What needs to be done: Copy the data below exactly, omitting any picture it contains.

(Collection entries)
★ ★ ★
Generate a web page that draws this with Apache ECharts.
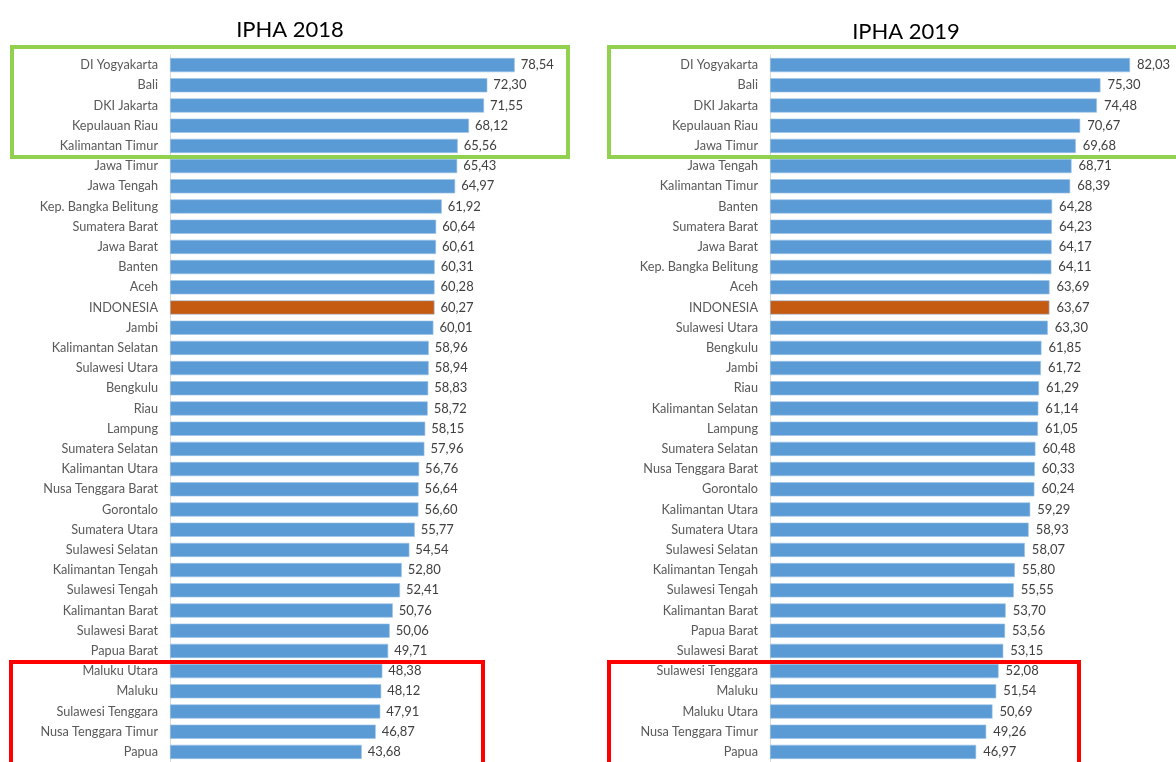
<!DOCTYPE html>
<html>
<head>
<meta charset="utf-8">
<title>IPHA 2018 / 2019</title>
<script src="https://cdn.jsdelivr.net/npm/echarts@6/dist/echarts.min.js"></script>
<style>
  html, body { margin: 0; padding: 0; background: #fff; }
  #chart { width: 1176px; height: 762px; }
</style>
</head>
<body>
<div id="chart"></div>
<script>
// IPHA 2018, sorted as in the picture
var provinces2018 = [
    'DI Yogyakarta', 'Bali', 'DKI Jakarta', 'Kepulauan Riau', 'Kalimantan Timur',
    'Jawa Timur', 'Jawa Tengah', 'Kep. Bangka Belitung', 'Sumatera Barat', 'Jawa Barat',
    'Banten', 'Aceh', 'INDONESIA', 'Jambi', 'Kalimantan Selatan',
    'Sulawesi Utara', 'Bengkulu', 'Riau', 'Lampung', 'Sumatera Selatan',
    'Kalimantan Utara', 'Nusa Tenggara Barat', 'Gorontalo', 'Sumatera Utara', 'Sulawesi Selatan',
    'Kalimantan Tengah', 'Sulawesi Tengah', 'Kalimantan Barat', 'Sulawesi Barat', 'Papua Barat',
    'Maluku Utara', 'Maluku', 'Sulawesi Tenggara', 'Nusa Tenggara Timur', 'Papua'
];
var values2018 = [
    78.54, 72.30, 71.55, 68.12, 65.56,
    65.43, 64.97, 61.92, 60.64, 60.61,
    60.31, 60.28, 60.27, 60.01, 58.96,
    58.94, 58.83, 58.72, 58.15, 57.96,
    56.76, 56.64, 56.60, 55.77, 54.54,
    52.80, 52.41, 50.76, 50.06, 49.71,
    48.38, 48.12, 47.91, 46.87, 43.68
];

// IPHA 2019
var provinces2019 = [
    'DI Yogyakarta', 'Bali', 'DKI Jakarta', 'Kepulauan Riau', 'Jawa Timur',
    'Jawa Tengah', 'Kalimantan Timur', 'Banten', 'Sumatera Barat', 'Jawa Barat',
    'Kep. Bangka Belitung', 'Aceh', 'INDONESIA', 'Sulawesi Utara', 'Bengkulu',
    'Jambi', 'Riau', 'Kalimantan Selatan', 'Lampung', 'Sumatera Selatan',
    'Nusa Tenggara Barat', 'Gorontalo', 'Kalimantan Utara', 'Sumatera Utara', 'Sulawesi Selatan',
    'Kalimantan Tengah', 'Sulawesi Tengah', 'Kalimantan Barat', 'Papua Barat', 'Sulawesi Barat',
    'Sulawesi Tenggara', 'Maluku', 'Maluku Utara', 'Nusa Tenggara Timur', 'Papua'
];
var values2019 = [
    82.03, 75.30, 74.48, 70.67, 69.68,
    68.71, 68.39, 64.28, 64.23, 64.17,
    64.11, 63.69, 63.67, 63.30, 61.85,
    61.72, 61.29, 61.14, 61.05, 60.48,
    60.33, 60.24, 59.29, 58.93, 58.07,
    55.80, 55.55, 53.70, 53.56, 53.15,
    52.08, 51.54, 50.69, 49.26, 46.97
];

var titles = ['IPHA 2018', 'IPHA 2019'];

var barBlue = '#5b9bd5';
var barNational = '#c55a11';
var fontName = 'Lato';

function barData(_names, _values) {
    var out = [];
    for (var i = 0; i < _values.length; i++) {
        out.push({
            value: _values[i],
            itemStyle: { color: _names[i] == 'INDONESIA' ? barNational : barBlue }
        });
    }
    return out;
}

function commaDecimal(v) {
    return v.toFixed(2).replace('.', ',');
}

var chartEl = document.getElementById('chart');
var myChart = echarts.init(chartEl);

var gridLeft = [170, 770];

var option = {
    backgroundColor: '#ffffff',
    animation: false,
    textStyle: { fontFamily: fontName },
    title: [
        {
            text: titles[0], left: 285, top: 14, textAlign: 'center',
            textStyle: { fontFamily: fontName, fontSize: 22, fontWeight: 'normal', color: '#000000' }
        },
        {
            text: titles[1], left: 901, top: 16, textAlign: 'center',
            textStyle: { fontFamily: fontName, fontSize: 22, fontWeight: 'normal', color: '#000000' }
        }
    ],
    grid: [
        { left: gridLeft[0], top: 55, width: 395, height: 708 },
        { left: gridLeft[1], top: 55, width: 395, height: 708 }
    ],
    xAxis: [
        { gridIndex: 0, type: 'value', min: 0, max: 90, show: false },
        { gridIndex: 1, type: 'value', min: 0, max: 90, show: false }
    ],
    yAxis: [
        {
            gridIndex: 0, type: 'category', inverse: true, data: provinces2018,
            axisTick: { show: false },
            axisLine: { lineStyle: { color: '#d9d9d9' } },
            axisLabel: { margin: 12, fontSize: 12.7, color: '#595959', fontFamily: fontName, interval: 0 }
        },
        {
            gridIndex: 1, type: 'category', inverse: true, data: provinces2019,
            axisTick: { show: false },
            axisLine: { lineStyle: { color: '#d9d9d9' } },
            axisLabel: { margin: 12, fontSize: 12.7, color: '#595959', fontFamily: fontName, interval: 0 }
        }
    ],
    series: [
        {
            name: titles[0], type: 'bar', xAxisIndex: 0, yAxisIndex: 0,
            data: barData(provinces2018, values2018),
            barCategoryGap: '30%',
            itemStyle: { borderColor: '#9cc2e5', borderWidth: 0.6 },
            label: {
                show: true, position: 'right', distance: 6,
                fontSize: 13, color: '#404040', fontFamily: fontName,
                formatter: function (p) { return commaDecimal(p.value); }
            }
        },
        {
            name: titles[1], type: 'bar', xAxisIndex: 1, yAxisIndex: 1,
            data: barData(provinces2019, values2019),
            barCategoryGap: '30%',
            itemStyle: { borderColor: '#9cc2e5', borderWidth: 0.6 },
            label: {
                show: true, position: 'right', distance: 7,
                fontSize: 13, color: '#404040', fontFamily: fontName,
                formatter: function (p) { return commaDecimal(p.value); }
            }
        }
    ],
    // highlight boxes: top five (green) and bottom five (red)
    graphic: [
        { type: 'rect', shape: { x: 12, y: 47, width: 556, height: 110 }, style: { fill: 'none', stroke: '#92d050', lineWidth: 4 }, z: 100 },
        { type: 'rect', shape: { x: 11, y: 662, width: 472, height: 120 }, style: { fill: 'none', stroke: '#ff0000', lineWidth: 4 }, z: 100 },
        { type: 'rect', shape: { x: 609, y: 47, width: 600, height: 110 }, style: { fill: 'none', stroke: '#92d050', lineWidth: 4 }, z: 100 },
        { type: 'rect', shape: { x: 609, y: 662, width: 470, height: 120 }, style: { fill: 'none', stroke: '#ff0000', lineWidth: 4 }, z: 100 }
    ]
};

myChart.setOption(option);
</script>
</body>
</html>
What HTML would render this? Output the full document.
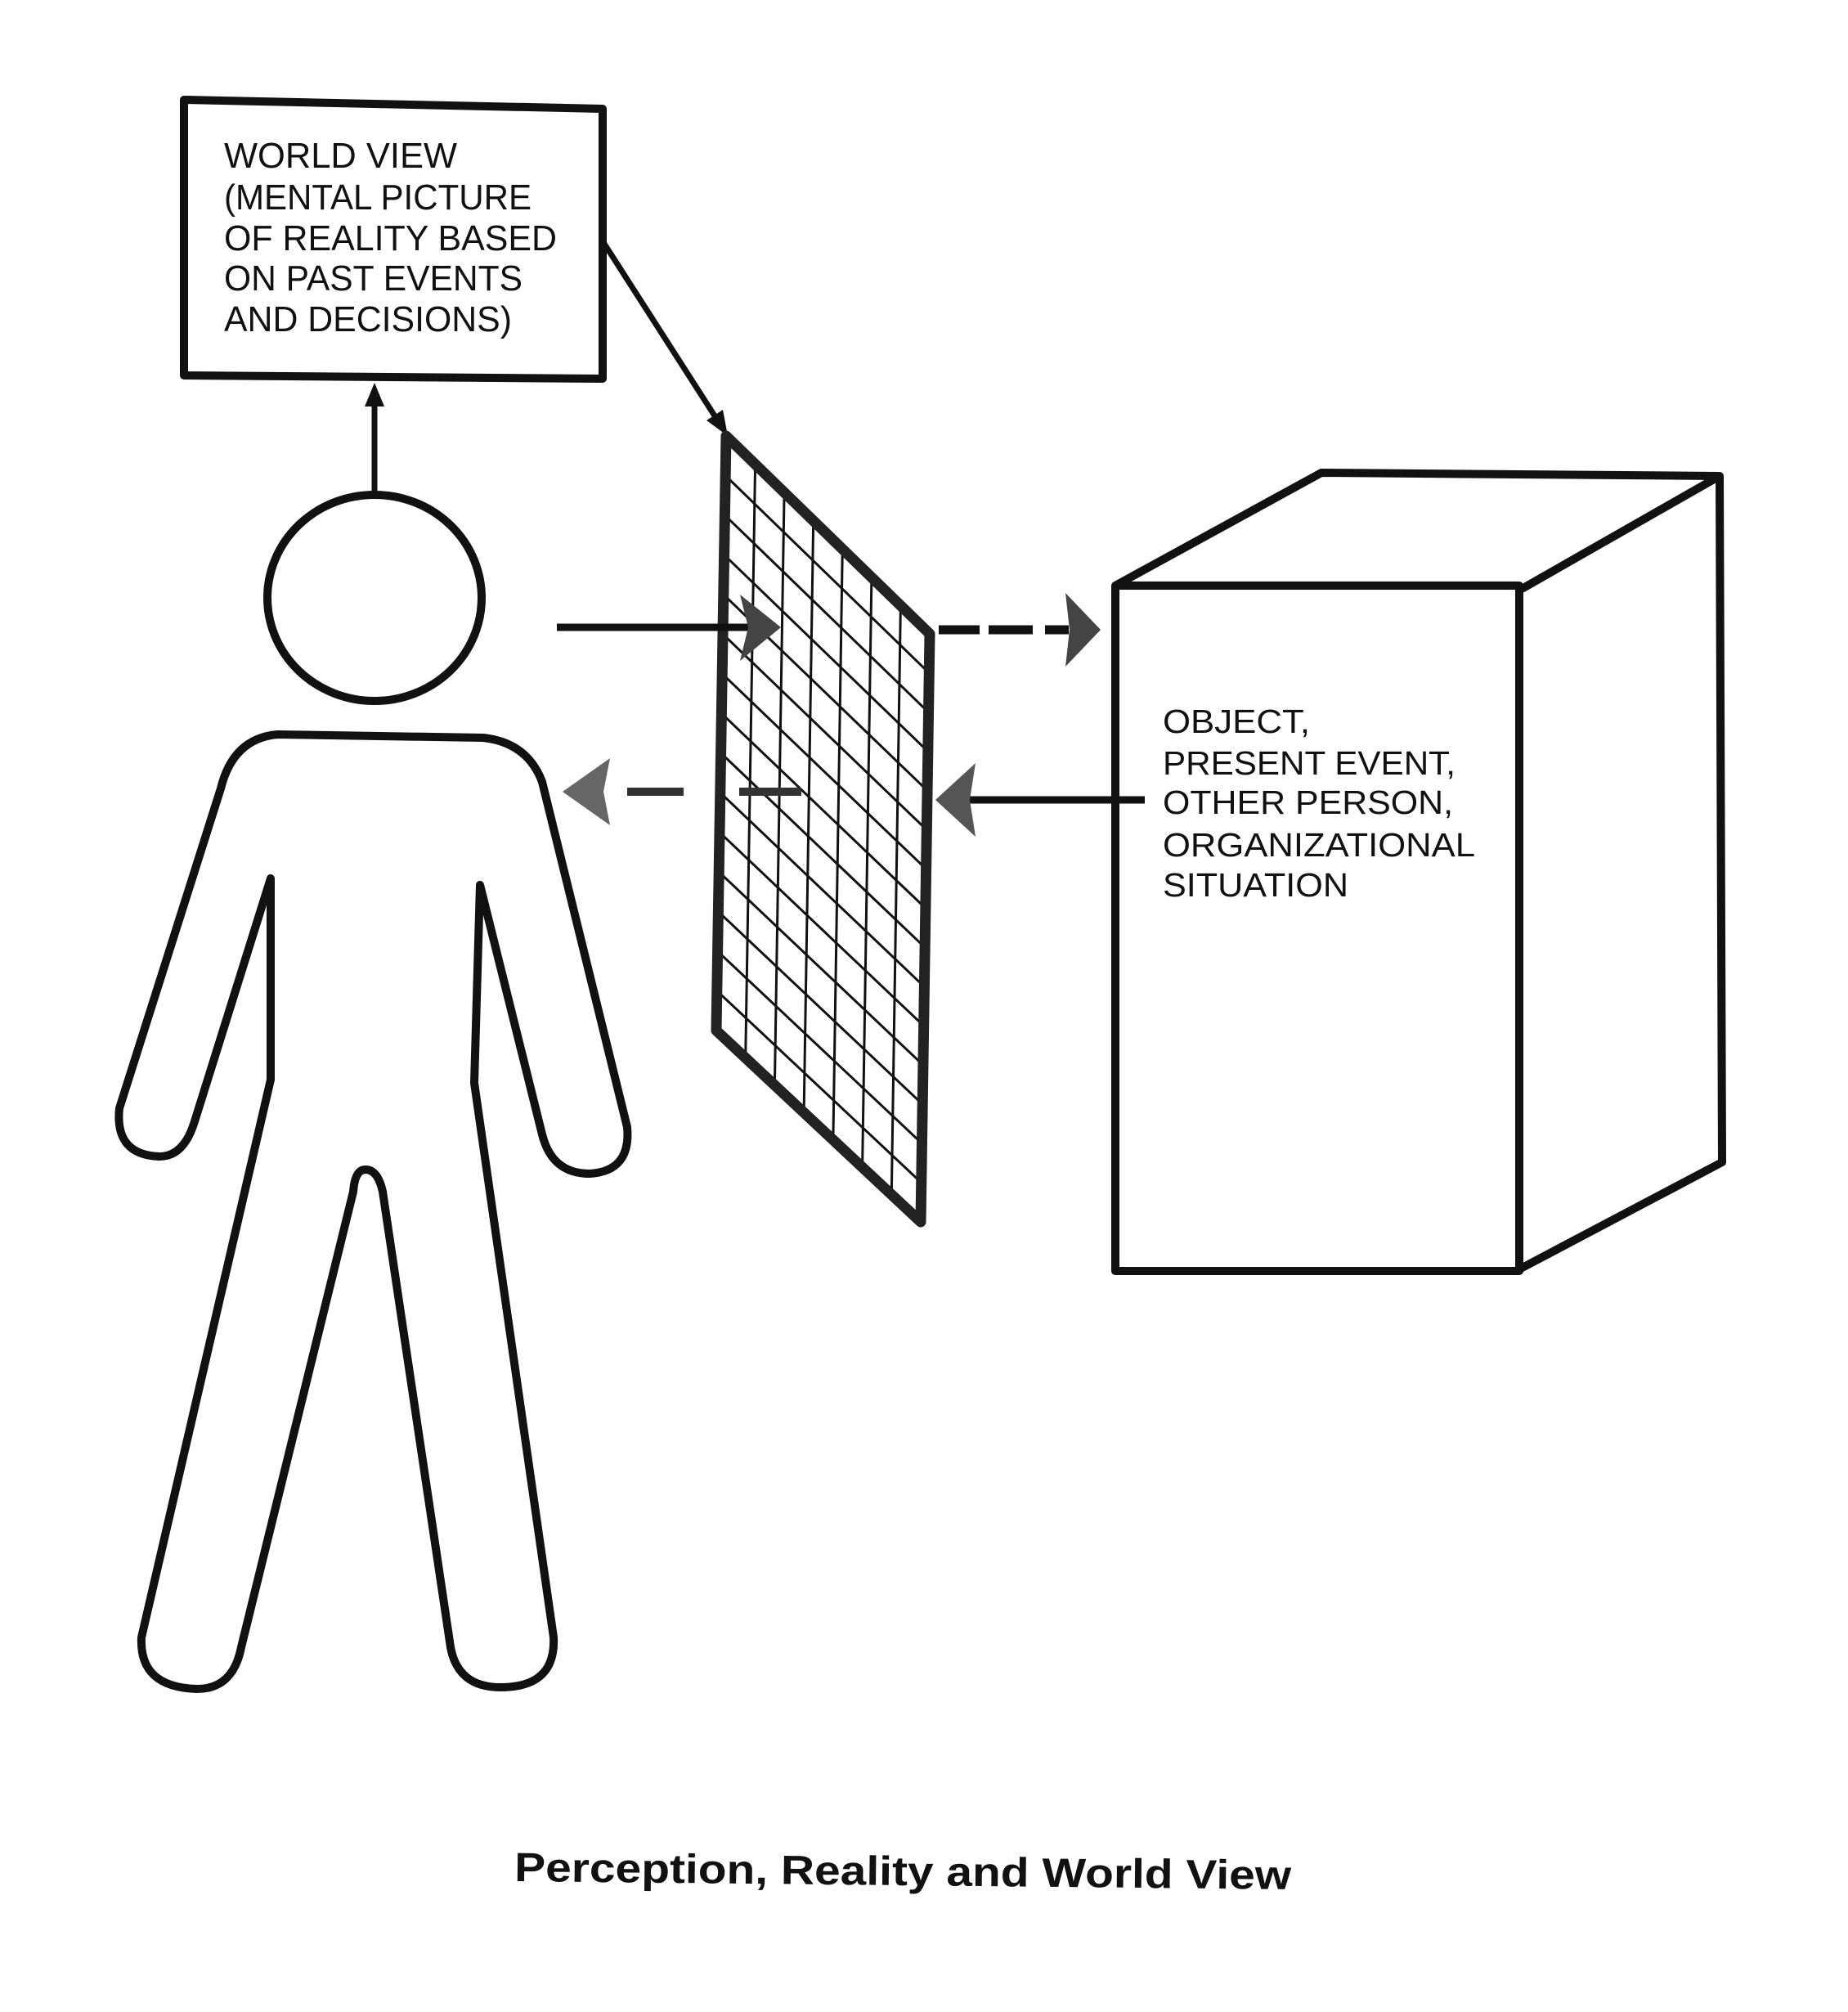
★ ★ ★
Worked solution:
Generate a web page that draws this with Apache ECharts.
<!DOCTYPE html>
<html>
<head>
<meta charset="utf-8">
<title>IPHA 2018 / 2019</title>
<script src="https://cdn.jsdelivr.net/npm/echarts@6/dist/echarts.min.js"></script>
<style>
  html, body { margin: 0; padding: 0; background: #fff; }
  #chart { width: 1176px; height: 762px; }
</style>
</head>
<body>
<div id="chart"></div>
<script>
// IPHA 2018, sorted as in the picture
var provinces2018 = [
    'DI Yogyakarta', 'Bali', 'DKI Jakarta', 'Kepulauan Riau', 'Kalimantan Timur',
    'Jawa Timur', 'Jawa Tengah', 'Kep. Bangka Belitung', 'Sumatera Barat', 'Jawa Barat',
    'Banten', 'Aceh', 'INDONESIA', 'Jambi', 'Kalimantan Selatan',
    'Sulawesi Utara', 'Bengkulu', 'Riau', 'Lampung', 'Sumatera Selatan',
    'Kalimantan Utara', 'Nusa Tenggara Barat', 'Gorontalo', 'Sumatera Utara', 'Sulawesi Selatan',
    'Kalimantan Tengah', 'Sulawesi Tengah', 'Kalimantan Barat', 'Sulawesi Barat', 'Papua Barat',
    'Maluku Utara', 'Maluku', 'Sulawesi Tenggara', 'Nusa Tenggara Timur', 'Papua'
];
var values2018 = [
    78.54, 72.30, 71.55, 68.12, 65.56,
    65.43, 64.97, 61.92, 60.64, 60.61,
    60.31, 60.28, 60.27, 60.01, 58.96,
    58.94, 58.83, 58.72, 58.15, 57.96,
    56.76, 56.64, 56.60, 55.77, 54.54,
    52.80, 52.41, 50.76, 50.06, 49.71,
    48.38, 48.12, 47.91, 46.87, 43.68
];

// IPHA 2019
var provinces2019 = [
    'DI Yogyakarta', 'Bali', 'DKI Jakarta', 'Kepulauan Riau', 'Jawa Timur',
    'Jawa Tengah', 'Kalimantan Timur', 'Banten', 'Sumatera Barat', 'Jawa Barat',
    'Kep. Bangka Belitung', 'Aceh', 'INDONESIA', 'Sulawesi Utara', 'Bengkulu',
    'Jambi', 'Riau', 'Kalimantan Selatan', 'Lampung', 'Sumatera Selatan',
    'Nusa Tenggara Barat', 'Gorontalo', 'Kalimantan Utara', 'Sumatera Utara', 'Sulawesi Selatan',
    'Kalimantan Tengah', 'Sulawesi Tengah', 'Kalimantan Barat', 'Papua Barat', 'Sulawesi Barat',
    'Sulawesi Tenggara', 'Maluku', 'Maluku Utara', 'Nusa Tenggara Timur', 'Papua'
];
var values2019 = [
    82.03, 75.30, 74.48, 70.67, 69.68,
    68.71, 68.39, 64.28, 64.23, 64.17,
    64.11, 63.69, 63.67, 63.30, 61.85,
    61.72, 61.29, 61.14, 61.05, 60.48,
    60.33, 60.24, 59.29, 58.93, 58.07,
    55.80, 55.55, 53.70, 53.56, 53.15,
    52.08, 51.54, 50.69, 49.26, 46.97
];

var titles = ['IPHA 2018', 'IPHA 2019'];

var barBlue = '#5b9bd5';
var barNational = '#c55a11';
var fontName = 'Lato';

function barData(_names, _values) {
    var out = [];
    for (var i = 0; i < _values.length; i++) {
        out.push({
            value: _values[i],
            itemStyle: { color: _names[i] == 'INDONESIA' ? barNational : barBlue }
        });
    }
    return out;
}

function commaDecimal(v) {
    return v.toFixed(2).replace('.', ',');
}

var chartEl = document.getElementById('chart');
var myChart = echarts.init(chartEl);

var gridLeft = [170, 770];

var option = {
    backgroundColor: '#ffffff',
    animation: false,
    textStyle: { fontFamily: fontName },
    title: [
        {
            text: titles[0], left: 285, top: 14, textAlign: 'center',
            textStyle: { fontFamily: fontName, fontSize: 22, fontWeight: 'normal', color: '#000000' }
        },
        {
            text: titles[1], left: 901, top: 16, textAlign: 'center',
            textStyle: { fontFamily: fontName, fontSize: 22, fontWeight: 'normal', color: '#000000' }
        }
    ],
    grid: [
        { left: gridLeft[0], top: 55, width: 395, height: 708 },
        { left: gridLeft[1], top: 55, width: 395, height: 708 }
    ],
    xAxis: [
        { gridIndex: 0, type: 'value', min: 0, max: 90, show: false },
        { gridIndex: 1, type: 'value', min: 0, max: 90, show: false }
    ],
    yAxis: [
        {
            gridIndex: 0, type: 'category', inverse: true, data: provinces2018,
            axisTick: { show: false },
            axisLine: { lineStyle: { color: '#d9d9d9' } },
            axisLabel: { margin: 12, fontSize: 12.7, color: '#595959', fontFamily: fontName, interval: 0 }
        },
        {
            gridIndex: 1, type: 'category', inverse: true, data: provinces2019,
            axisTick: { show: false },
            axisLine: { lineStyle: { color: '#d9d9d9' } },
            axisLabel: { margin: 12, fontSize: 12.7, color: '#595959', fontFamily: fontName, interval: 0 }
        }
    ],
    series: [
        {
            name: titles[0], type: 'bar', xAxisIndex: 0, yAxisIndex: 0,
            data: barData(provinces2018, values2018),
            barCategoryGap: '30%',
            itemStyle: { borderColor: '#9cc2e5', borderWidth: 0.6 },
            label: {
                show: true, position: 'right', distance: 6,
                fontSize: 13, color: '#404040', fontFamily: fontName,
                formatter: function (p) { return commaDecimal(p.value); }
            }
        },
        {
            name: titles[1], type: 'bar', xAxisIndex: 1, yAxisIndex: 1,
            data: barData(provinces2019, values2019),
            barCategoryGap: '30%',
            itemStyle: { borderColor: '#9cc2e5', borderWidth: 0.6 },
            label: {
                show: true, position: 'right', distance: 7,
                fontSize: 13, color: '#404040', fontFamily: fontName,
                formatter: function (p) { return commaDecimal(p.value); }
            }
        }
    ],
    // highlight boxes: top five (green) and bottom five (red)
    graphic: [
        { type: 'rect', shape: { x: 12, y: 47, width: 556, height: 110 }, style: { fill: 'none', stroke: '#92d050', lineWidth: 4 }, z: 100 },
        { type: 'rect', shape: { x: 11, y: 662, width: 472, height: 120 }, style: { fill: 'none', stroke: '#ff0000', lineWidth: 4 }, z: 100 },
        { type: 'rect', shape: { x: 609, y: 47, width: 600, height: 110 }, style: { fill: 'none', stroke: '#92d050', lineWidth: 4 }, z: 100 },
        { type: 'rect', shape: { x: 609, y: 662, width: 470, height: 120 }, style: { fill: 'none', stroke: '#ff0000', lineWidth: 4 }, z: 100 }
    ]
};

myChart.setOption(option);
</script>
</body>
</html>
What HTML would render this? Output the full document.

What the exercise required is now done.